If ever you are at a loss as to how to spend a few days in New Zealand, a road trip is a great way to enjoy the outdoors and see some of New Zealand’s spectacular scenery, as Peter Campbell reports.
Located on the edge of two continental plates, New Zealand has a dynamic geological history – clearly demonstrated by the 2010-11 earthquakes – with mountain ranges, glaciers, forests, plains, rivers and beaches, all of which offer stunning backdrops for nature lovers. The diversity and the close proximity of different natural environments makes New Zealand an ideal location for adventure sports and perhaps helps to explain why New Zealand has a reputation for producing world class mountaineers, sailors and endurance athletes.

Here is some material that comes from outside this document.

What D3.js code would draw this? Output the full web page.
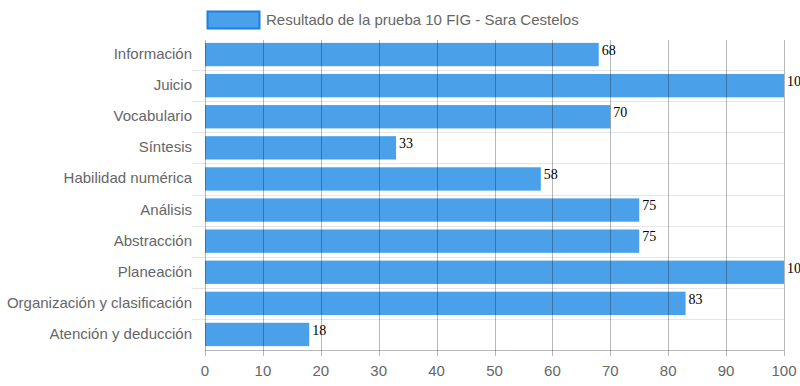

On a recent trip down-under I wanted to escape the cities and crowds and re-experience what makes New Zealand different from many other places. I took a car from Auckland and went to explore the Coromandel Peninsula. This is a steep, hilly part of the North Island, only a couple of hours drive from Auckland, but is scarcely populated and on a road to nowhere, making it an attractive and easy getaway from big city life. The drive takes you onto State Highway 25 and along a winding coastal road. The driving is easy and makes for pleasant scenery. The trick to turning this into a stunning expedition is to leave in mid afternoon so that as the sun begins to set you get a view of the Hauraki Gulf and Waiheke Island being lit up with golden rays.
Having watched the sunset from a the top of the saddle of a hill I headed down hill and found an attractive piece of coastline on the eastern side of the peninsula to watch the moon rise and to spend the night taking photographs. Ideally I would have moved on, but when it’s 2.30 in the morning and you’re feeling weary – it seemed best to go to sleep. New Zealand has a law about freedom camping, i.e. you’re not allowed to camp if it is not an official campsite, but it also has recommendations about not driving when you need to sleep, so I whipped out a sleeping bag and slept on the grass next to the car. It can’t be camping if there’s no tent, right?
The next day I weaved my way down past Whitianga to a small settlement and beach with the enticing name of Hot Water Beach. Here, there is a section of beach where hot water rises out into the sands and you can dig yourself a bath in the sand and chill out in the thermal waters. The weather was hot and the colder water of the normal beach was more enticing – especially as it had great waves for body surfing.
Clean but salty I was on the road again and heading down to the retirement village called Tauranga – a brief lunch was sufficient to convince me that I would not be retiring here – the wind made it practically impossible to use a camp burner. For the record, I do realise that most houses don’t rely on camp burners for cooking. After lunch it was down to Rotorua which is known for thermal pools, geysers and for smelling of rotten eggs. In the 19th century it was the site of a volcanic eruption and has New Zealand’s very own version of Pompeii with a Maori village that was destroyed and consequently preserved by the ash that smothered it. Rotorua is well worth a visit but it didn’t fit into my hectic timeline of photographing the more stunning sites of New Zealand so, taking a detour around the city I continued south towards Taupo.
Taupo is the largest lake in New Zealand and is known for water sports, a marathon and an ironman competition. The lake was created by a massive volcanic eruption about 26,000 years ago and is the world’s largest eruption for the last 77,000 years. A more recent eruption is thought to have been observed by Roman and Chinese scholars in 186 A.D – although there is some doubt now as to whether Taupo did erupt at this time with ice-core samples from Antarctica and Greenland indicating an eruption in about 230 A.D. The volcano has a crater with a 15-20 kilometre diameter – which makes it one of the largest volcanoes in the world – on average it erupts every 900 years but hasn’t erupted for 1700.
Heading (rather quickly) past Taupo I was anxious to make my way into the wild lands of the Desert Road. There is always something romantic about the name but it does seem somewhat misleading. In winter, it often snows on the Desert Road, in summer there seems to be plenty of precipitation. However, the Desert Road does go through some of emptiest land in the North Island and borders two large national parks and three significant volcanoes: Mt. Ngauruhoe in the north, Mt. Tongariro in the middle and Mt. Ruapehu in the south. While the land surrounding the Desert Road is covered in bush the slopes of the mountains are largely empty.
The road itself has a high altitude, much of it is higher than 600 metres and some of it is higher than 1000 m. It is perhaps partly due to the altitude that the region, known as the Rangipo Desert, is comparatively barren, but it is also thought that a series of volcanic eruptions about 20,000 years ago poisoned the soil and made it largely inhospitable. The region is known for some of New Zealand’s most dramatic walks, including the Tongirira Crossing and was used for filming Mordor in the Lord of the Rings. I was therefore keen to do some photography of area as I drove through but my intentions to spend the night taking photographs along the road were not followed through on.
By the time I left the Desert Road, night had already fallen over the landscape and leaving the land of volcanoes behind sped on to Wellington – New Zealand’s cute and comfy capital.